(To do) Copy everything from the line with "Reproduce this chart with matplotlib." down to the line with "total_prod = [71.5, 126, 156, 103, 56]", inclusive of both, exactly as written; leave out all pictures.

(Exercise data)
----------

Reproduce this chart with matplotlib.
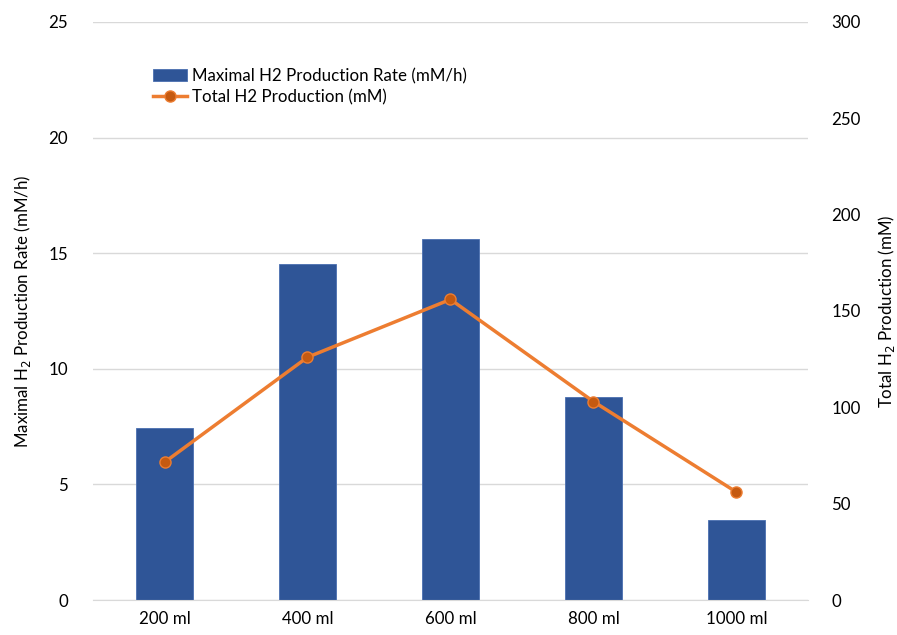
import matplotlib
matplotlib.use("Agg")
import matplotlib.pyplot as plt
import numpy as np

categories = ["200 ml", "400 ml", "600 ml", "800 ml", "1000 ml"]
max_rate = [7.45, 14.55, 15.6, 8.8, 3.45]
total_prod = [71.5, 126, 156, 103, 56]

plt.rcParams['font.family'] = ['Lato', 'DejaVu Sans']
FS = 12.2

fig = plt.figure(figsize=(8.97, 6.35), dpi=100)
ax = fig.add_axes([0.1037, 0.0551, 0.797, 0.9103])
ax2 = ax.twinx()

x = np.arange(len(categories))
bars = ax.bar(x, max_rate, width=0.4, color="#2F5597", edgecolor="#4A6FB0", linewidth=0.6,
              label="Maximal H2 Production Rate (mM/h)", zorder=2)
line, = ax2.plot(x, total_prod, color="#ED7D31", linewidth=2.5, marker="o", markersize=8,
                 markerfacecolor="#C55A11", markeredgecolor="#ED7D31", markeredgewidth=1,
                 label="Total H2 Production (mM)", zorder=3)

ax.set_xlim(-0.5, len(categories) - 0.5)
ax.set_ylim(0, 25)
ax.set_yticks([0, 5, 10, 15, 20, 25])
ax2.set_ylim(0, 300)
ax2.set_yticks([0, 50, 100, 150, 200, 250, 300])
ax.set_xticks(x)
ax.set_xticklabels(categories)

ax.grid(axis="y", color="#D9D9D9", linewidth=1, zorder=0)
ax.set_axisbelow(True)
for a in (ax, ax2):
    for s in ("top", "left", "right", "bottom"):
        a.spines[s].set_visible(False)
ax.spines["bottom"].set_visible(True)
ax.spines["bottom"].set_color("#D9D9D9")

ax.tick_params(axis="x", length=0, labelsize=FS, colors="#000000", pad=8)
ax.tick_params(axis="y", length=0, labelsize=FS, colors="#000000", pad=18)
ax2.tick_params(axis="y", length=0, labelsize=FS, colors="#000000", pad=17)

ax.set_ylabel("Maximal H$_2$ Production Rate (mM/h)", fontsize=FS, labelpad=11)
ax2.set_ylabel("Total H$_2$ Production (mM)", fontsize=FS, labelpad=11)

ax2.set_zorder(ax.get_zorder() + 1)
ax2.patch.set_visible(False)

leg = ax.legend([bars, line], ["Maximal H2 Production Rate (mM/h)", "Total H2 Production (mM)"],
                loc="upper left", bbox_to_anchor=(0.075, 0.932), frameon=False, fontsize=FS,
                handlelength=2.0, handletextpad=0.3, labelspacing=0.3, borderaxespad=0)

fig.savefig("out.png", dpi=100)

----------

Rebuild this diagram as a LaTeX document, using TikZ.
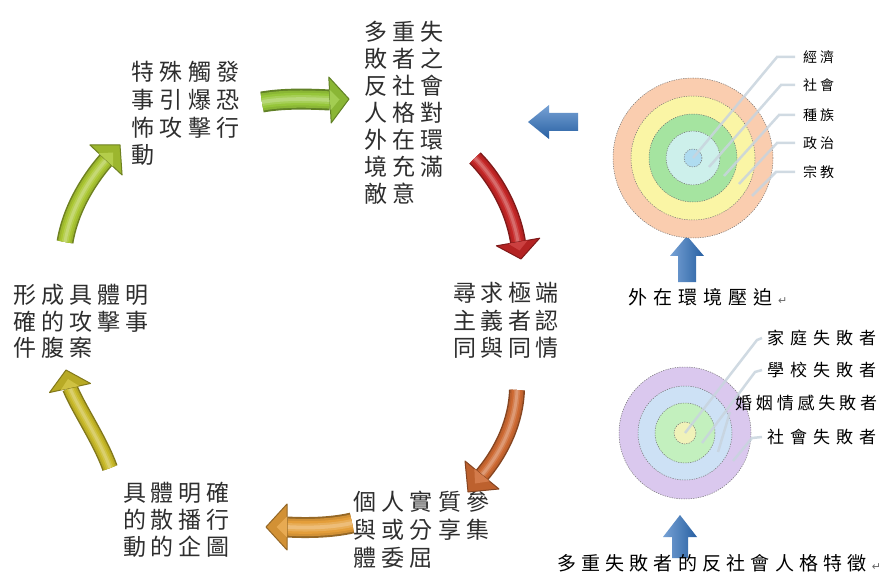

----------

(Output of the task)
Reproduce this chart with matplotlib.
import matplotlib
matplotlib.use("Agg")
import matplotlib.pyplot as plt
import numpy as np

categories = ["200 ml", "400 ml", "600 ml", "800 ml", "1000 ml"]
max_rate = [7.45, 14.55, 15.6, 8.8, 3.45]
total_prod = [71.5, 126, 156, 103, 56]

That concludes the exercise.